WHAT YOU SHOULD DO
Starting at the line that contains "Output the Python" and stopping at the line that contains "yticks = [-20, 0, 20, 40, 60, 80, 100, 120]", transcribe every line of the material below exactly; pictures stay out.

DATA FOR THIS EXERCISE
-.-.-

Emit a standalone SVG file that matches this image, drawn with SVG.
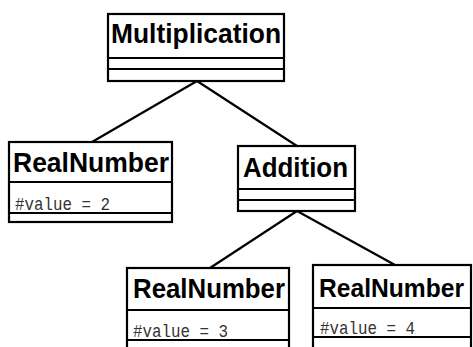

-.-.-

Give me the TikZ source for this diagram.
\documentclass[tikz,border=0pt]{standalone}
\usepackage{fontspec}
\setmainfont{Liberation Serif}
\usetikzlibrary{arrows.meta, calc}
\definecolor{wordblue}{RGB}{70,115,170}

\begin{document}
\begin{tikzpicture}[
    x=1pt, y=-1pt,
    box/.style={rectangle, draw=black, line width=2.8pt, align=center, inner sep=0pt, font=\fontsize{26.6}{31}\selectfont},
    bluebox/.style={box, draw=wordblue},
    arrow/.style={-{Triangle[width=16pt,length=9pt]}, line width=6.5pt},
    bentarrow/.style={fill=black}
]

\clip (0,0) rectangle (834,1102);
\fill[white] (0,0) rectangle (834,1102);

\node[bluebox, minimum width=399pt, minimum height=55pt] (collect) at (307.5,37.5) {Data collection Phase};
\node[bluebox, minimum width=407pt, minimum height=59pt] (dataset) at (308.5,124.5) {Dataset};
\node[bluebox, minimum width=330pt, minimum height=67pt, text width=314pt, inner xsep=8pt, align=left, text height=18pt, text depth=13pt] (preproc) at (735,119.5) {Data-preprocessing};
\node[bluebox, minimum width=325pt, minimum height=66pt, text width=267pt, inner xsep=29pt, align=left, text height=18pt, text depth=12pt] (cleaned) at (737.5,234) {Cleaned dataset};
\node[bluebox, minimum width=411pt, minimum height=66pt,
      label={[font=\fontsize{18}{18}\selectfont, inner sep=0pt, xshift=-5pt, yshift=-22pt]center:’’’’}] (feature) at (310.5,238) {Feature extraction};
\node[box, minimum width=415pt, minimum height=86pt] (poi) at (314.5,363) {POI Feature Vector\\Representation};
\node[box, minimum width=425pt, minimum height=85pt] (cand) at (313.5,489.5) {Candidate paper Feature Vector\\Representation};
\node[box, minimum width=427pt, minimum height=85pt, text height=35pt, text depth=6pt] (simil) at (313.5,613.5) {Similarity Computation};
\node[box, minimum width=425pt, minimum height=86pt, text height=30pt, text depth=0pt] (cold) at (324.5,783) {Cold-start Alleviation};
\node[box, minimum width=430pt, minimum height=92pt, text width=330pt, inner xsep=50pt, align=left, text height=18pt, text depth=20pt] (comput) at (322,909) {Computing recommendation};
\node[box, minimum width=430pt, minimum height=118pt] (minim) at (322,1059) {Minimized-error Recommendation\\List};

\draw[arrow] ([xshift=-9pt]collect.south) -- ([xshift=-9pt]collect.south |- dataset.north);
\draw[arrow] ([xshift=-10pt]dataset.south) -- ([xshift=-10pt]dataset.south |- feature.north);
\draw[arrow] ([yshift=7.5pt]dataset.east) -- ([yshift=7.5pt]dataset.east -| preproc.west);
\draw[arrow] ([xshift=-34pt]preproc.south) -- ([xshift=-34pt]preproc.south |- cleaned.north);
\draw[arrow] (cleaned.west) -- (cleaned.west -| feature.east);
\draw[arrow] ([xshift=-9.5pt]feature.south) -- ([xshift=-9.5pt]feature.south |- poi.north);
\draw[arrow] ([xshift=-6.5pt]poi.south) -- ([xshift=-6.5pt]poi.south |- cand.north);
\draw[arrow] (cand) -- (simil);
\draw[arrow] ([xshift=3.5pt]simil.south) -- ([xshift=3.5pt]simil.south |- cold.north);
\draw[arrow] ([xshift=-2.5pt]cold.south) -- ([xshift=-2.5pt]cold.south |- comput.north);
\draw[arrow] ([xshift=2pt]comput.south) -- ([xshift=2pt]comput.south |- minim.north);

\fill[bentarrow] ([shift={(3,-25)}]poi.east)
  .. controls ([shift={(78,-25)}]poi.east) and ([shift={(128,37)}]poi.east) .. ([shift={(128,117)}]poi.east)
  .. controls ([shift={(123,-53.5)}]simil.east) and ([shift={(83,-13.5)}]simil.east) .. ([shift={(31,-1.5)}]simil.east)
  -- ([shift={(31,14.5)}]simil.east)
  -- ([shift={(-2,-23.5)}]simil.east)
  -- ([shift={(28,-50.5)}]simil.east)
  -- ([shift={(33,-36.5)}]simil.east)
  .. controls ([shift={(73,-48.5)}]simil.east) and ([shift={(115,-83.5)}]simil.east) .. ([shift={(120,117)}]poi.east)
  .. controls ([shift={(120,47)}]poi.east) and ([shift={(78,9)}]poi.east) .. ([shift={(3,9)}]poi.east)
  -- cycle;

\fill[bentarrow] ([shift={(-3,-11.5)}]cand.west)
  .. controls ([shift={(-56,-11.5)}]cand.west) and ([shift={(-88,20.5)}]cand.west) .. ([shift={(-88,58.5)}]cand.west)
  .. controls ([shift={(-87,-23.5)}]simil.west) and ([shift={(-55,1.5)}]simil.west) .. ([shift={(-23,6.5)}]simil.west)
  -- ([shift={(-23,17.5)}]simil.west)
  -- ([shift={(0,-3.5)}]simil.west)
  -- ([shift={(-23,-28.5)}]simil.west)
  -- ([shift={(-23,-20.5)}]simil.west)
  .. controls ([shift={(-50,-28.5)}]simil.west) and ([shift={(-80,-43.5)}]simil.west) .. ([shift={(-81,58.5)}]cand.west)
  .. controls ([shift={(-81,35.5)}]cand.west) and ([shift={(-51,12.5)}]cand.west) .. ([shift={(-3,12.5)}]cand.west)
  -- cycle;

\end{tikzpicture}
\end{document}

-.-.-

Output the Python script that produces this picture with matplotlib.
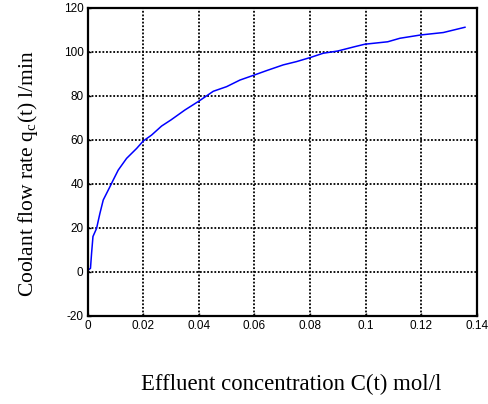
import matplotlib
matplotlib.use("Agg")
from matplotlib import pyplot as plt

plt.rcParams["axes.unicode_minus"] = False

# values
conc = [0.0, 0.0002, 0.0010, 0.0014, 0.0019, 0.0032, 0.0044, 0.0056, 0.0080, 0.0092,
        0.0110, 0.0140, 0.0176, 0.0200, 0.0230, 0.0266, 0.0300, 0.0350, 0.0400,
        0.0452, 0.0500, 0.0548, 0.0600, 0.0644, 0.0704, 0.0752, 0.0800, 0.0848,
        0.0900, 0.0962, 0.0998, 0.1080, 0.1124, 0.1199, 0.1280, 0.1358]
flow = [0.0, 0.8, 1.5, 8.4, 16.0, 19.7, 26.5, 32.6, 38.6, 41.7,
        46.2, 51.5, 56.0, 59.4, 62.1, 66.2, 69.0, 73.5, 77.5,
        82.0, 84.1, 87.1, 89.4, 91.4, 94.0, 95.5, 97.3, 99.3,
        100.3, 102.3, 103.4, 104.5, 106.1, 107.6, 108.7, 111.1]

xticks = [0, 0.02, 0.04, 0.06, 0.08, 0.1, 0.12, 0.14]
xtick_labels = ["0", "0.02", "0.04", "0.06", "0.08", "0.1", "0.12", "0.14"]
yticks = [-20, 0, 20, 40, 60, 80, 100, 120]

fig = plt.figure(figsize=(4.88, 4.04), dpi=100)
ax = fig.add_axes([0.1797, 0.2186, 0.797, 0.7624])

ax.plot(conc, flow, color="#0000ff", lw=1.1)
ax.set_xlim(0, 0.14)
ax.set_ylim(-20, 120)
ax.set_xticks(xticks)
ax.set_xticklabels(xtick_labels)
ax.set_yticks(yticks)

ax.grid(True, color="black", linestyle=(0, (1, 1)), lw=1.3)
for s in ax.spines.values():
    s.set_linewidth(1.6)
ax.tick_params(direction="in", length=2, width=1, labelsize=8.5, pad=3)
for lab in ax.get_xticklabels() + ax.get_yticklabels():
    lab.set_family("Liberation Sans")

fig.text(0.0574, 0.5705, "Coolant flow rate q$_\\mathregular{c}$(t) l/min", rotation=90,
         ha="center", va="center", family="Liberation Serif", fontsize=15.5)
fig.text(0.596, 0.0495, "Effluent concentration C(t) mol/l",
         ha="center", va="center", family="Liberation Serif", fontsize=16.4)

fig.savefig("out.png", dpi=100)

-.-.-

OUTPUT BELOW
Output the Python script that produces this picture with matplotlib.
import matplotlib
matplotlib.use("Agg")
from matplotlib import pyplot as plt

plt.rcParams["axes.unicode_minus"] = False

# values
conc = [0.0, 0.0002, 0.0010, 0.0014, 0.0019, 0.0032, 0.0044, 0.0056, 0.0080, 0.0092,
        0.0110, 0.0140, 0.0176, 0.0200, 0.0230, 0.0266, 0.0300, 0.0350, 0.0400,
        0.0452, 0.0500, 0.0548, 0.0600, 0.0644, 0.0704, 0.0752, 0.0800, 0.0848,
        0.0900, 0.0962, 0.0998, 0.1080, 0.1124, 0.1199, 0.1280, 0.1358]
flow = [0.0, 0.8, 1.5, 8.4, 16.0, 19.7, 26.5, 32.6, 38.6, 41.7,
        46.2, 51.5, 56.0, 59.4, 62.1, 66.2, 69.0, 73.5, 77.5,
        82.0, 84.1, 87.1, 89.4, 91.4, 94.0, 95.5, 97.3, 99.3,
        100.3, 102.3, 103.4, 104.5, 106.1, 107.6, 108.7, 111.1]

xticks = [0, 0.02, 0.04, 0.06, 0.08, 0.1, 0.12, 0.14]
xtick_labels = ["0", "0.02", "0.04", "0.06", "0.08", "0.1", "0.12", "0.14"]
yticks = [-20, 0, 20, 40, 60, 80, 100, 120]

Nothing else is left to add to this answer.